Forex Trading is the exchange of one currency for another – by so doing, it is also followed by another related business, referred to as – swapping of one currency for another, and this is done for a period of time. when there is an exchange and re-exchange of two foreign currencies for two different value dates the process is referred to as “Swap Transactions“.
Forex is always traded in pairs, the first currency is the base and the second pair is a term or quoted currency, thus the swap market trades a fixed amount of either of the two.
In a Swap, there will always be two dates involved, The near date and the far date. There are odd-dates and straight dates. Odd-dates swap is all the other dates not falling on a straight date.
Kind of swaps
- BUY/SELL Swap
- SELL/BUY Swap
The Buy/Sell Swap – You buy the fixed currency for the near date and sell it for the far date.

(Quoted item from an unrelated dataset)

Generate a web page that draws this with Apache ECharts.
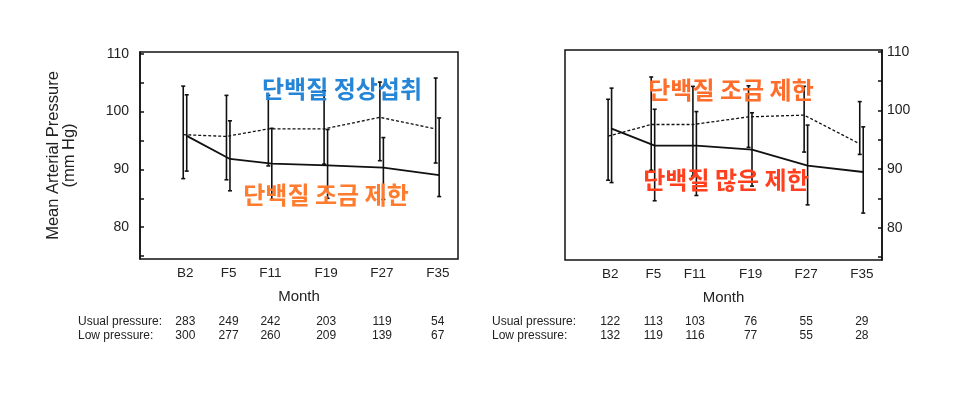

The Sell/buy Swap – You sell the fixed currency for the near date and buy it for the far date.
It is also best to understand the most important aspects of swapping transactions, one needs to know about value dates, The bid/ask spread, odd dated swaps and points be it paying or earning. short-dated swaps are less than one month.
Basically, there is an interest in which traders may earn or be charged for holding a position for more than 24 hours, and that’s called Interest/swap/rollover.
In Forex, when you open a position, it is always that, the actual value date is forward by 2 days, having said that, A transaction done on a Tuesday is for Thursday’s value – on Friday is for Tuesday’s value. The amount of swap is tripled to compensate for weekends on a Wednesday. Note that, a swap is not charged on weekends.
If the currency bought has a great swap rate than they borrowed one the trader will earn a positive swap. It is best to check with your broker to provide you with the list of daily swap rates for each and every currency pairs available to trade. It’s best to know the interested fees paid and/or interest earned. The swap value can be in dollars and/or pips. there are Short-Dated Swaps and Forward Swaps
- Examples of Shorted Dated swaps are Tomorrow/Next, Spot/Next, Spot-a-week, Spot-two-weeks
- Examples of forwarding swaps are Spot/ Forward, Odd-dates, Forward/Forward, Long-dated
Each of these examples has near the date and far date – The Tomorrow/Next’s near date is Tomorrow whereas the far is Day after Tomorrow. The Spot/Next’s near date is The Spot, and the far date is Day after spot.
Spot-a-week’s near date is the spot as well, and the far date is the same day in the following week, and finally, the spot-two-weeks’ near date is the spot whereas the far date is the same day two weeks later.
Spot/Foward’s near date is the spot and the far date is a straightforward date, The odd-dates’ near date is the spot, whereas the far date is a non-straight forward date.
The Forward/Forward’ near date is a straightforward date whereas the far date is still a straightforward date. The Long-Dates’ near date is the spot – whereas the far date is a forward date past 1 year.
It’s basic mathematics when it comes to figuring out if you will earn an interest of pay an interest fee. if the base is higher in swap rate than the term currency – if you buy the difference of the swap rates is what a trader will earn, however, if the trader sells the base, the difference will be negative which in turn the trader is charged an interest fee.